Breakdown of O meu quarto está desorganizado hoje.
Questions & Answers about O meu quarto está desorganizado hoje.
In European Portuguese, it is very common to use the definite article before a possessive:
- o meu quarto = my room
- a minha casa = my house
So o meu quarto is the normal, natural choice in Portugal.
If you say just meu quarto, it may sound incomplete, unusual, or more like another variety of Portuguese. A learner should usually stick with article + possessive + noun in European Portuguese.
Also notice the agreement:
- o because quarto is masculine singular
- meu because it also agrees with a masculine singular noun
Here, quarto means bedroom or room.
This word can mean different things depending on context:
- quarto = bedroom / room
- quarto = fourth (as an ordinal number)
In this sentence, it is clearly the noun room/bedroom, because it follows o meu and is the thing being described as desorganizado.
In everyday Portuguese, quarto usually means bedroom more specifically than just any room.
Portuguese often distinguishes between ser and estar:
- ser is usually for more permanent characteristics, identity, or essential qualities
- estar is usually for temporary states or conditions
So:
- O meu quarto está desorganizado hoje.
= My room is disorganized today.
This suggests a temporary state.
If you said:
- O meu quarto é desorganizado.
that would sound more like you are describing it as being generally or characteristically disorganized, which is less natural for this kind of situation.
The word hoje also supports está, because today suggests a temporary condition.
Because adjectives in Portuguese usually agree with the noun they describe in gender and number.
Here:
- quarto is masculine singular
- so the adjective is desorganizado: masculine singular
Compare:
- o quarto desorganizado = the disorganized room
- a casa desorganizada = the disorganized house
- os quartos desorganizados = the disorganized rooms
- as casas desorganizadas = the disorganized houses
So the -o ending is there because quarto is masculine singular.
It is understandable, but many speakers in Portugal would more naturally say desarrumado for a room.
So:
- O meu quarto está desarrumado hoje.
often sounds more natural for My room is messy today
Meanwhile:
- desorganizado suggests not organized
- desarrumado suggests untidy / messy / not put in order
For a bedroom, desarrumado is often the more idiomatic everyday choice in European Portuguese. But desorganizado is still understandable and possible.
Hoje means today. It tells you when the room is in that state.
In this sentence, it comes at the end:
- O meu quarto está desorganizado hoje.
That is perfectly natural. But Portuguese also allows some movement:
- Hoje, o meu quarto está desorganizado.
- O meu quarto hoje está desorganizado.
possible, but less neutral in many contexts
The version with hoje at the end is a simple, neutral word order.

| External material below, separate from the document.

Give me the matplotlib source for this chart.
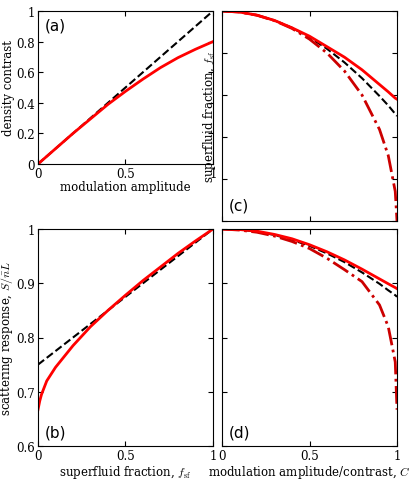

The accent in está shows that the stress falls on the last syllable:
- es-TÁ
It also helps distinguish it in writing from esta, which is a different word:
- está = is from estar
- esta = this (feminine)
So the accent is important both for pronunciation and for meaning.
A rough pronunciation guide for European Portuguese would be:
u meu kwar-tu shta dez-or-ga-ni-ZA-du o-zh
A few useful points:
- o often sounds like u in connected speech
- quarto has a clear kw sound at the start
- está often sounds more like shtá in European Portuguese
- hoje ends with the sound zh, like the s in measure
A more technical pronunciation of está in European Portuguese is close to [ɨʃˈta].
Normally, no. The natural order is:
- o meu quarto
Putting the possessive after the noun is not the normal neutral pattern here. For a learner, the safe structure is:
- article + possessive + noun
So use:
- o meu quarto
- a minha casa
- os meus livros
not usually:
- o quarto meu
- a casa minha
unless there is some very special stylistic or poetic effect.
The possessive agrees with the thing possessed, not with the owner.
So because quarto is a masculine noun, you use:
- o meu quarto
If the noun were feminine, you would use:
- a minha casa
Compare:
- o meu livro = my book
- a minha cadeira = my chair
It does not matter whether the speaker is male or female. A woman would also say:
- O meu quarto está desorganizado hoje.
because quarto is still masculine.
Yes. Portuguese does not need a subject pronoun like it in this sentence.
English says:
- My room is disorganized today.
Portuguese simply uses the noun phrase itself as the subject:
- O meu quarto está desorganizado hoje.
There is no need to add an extra pronoun. Portuguese often leaves out subject pronouns when the subject is already clear.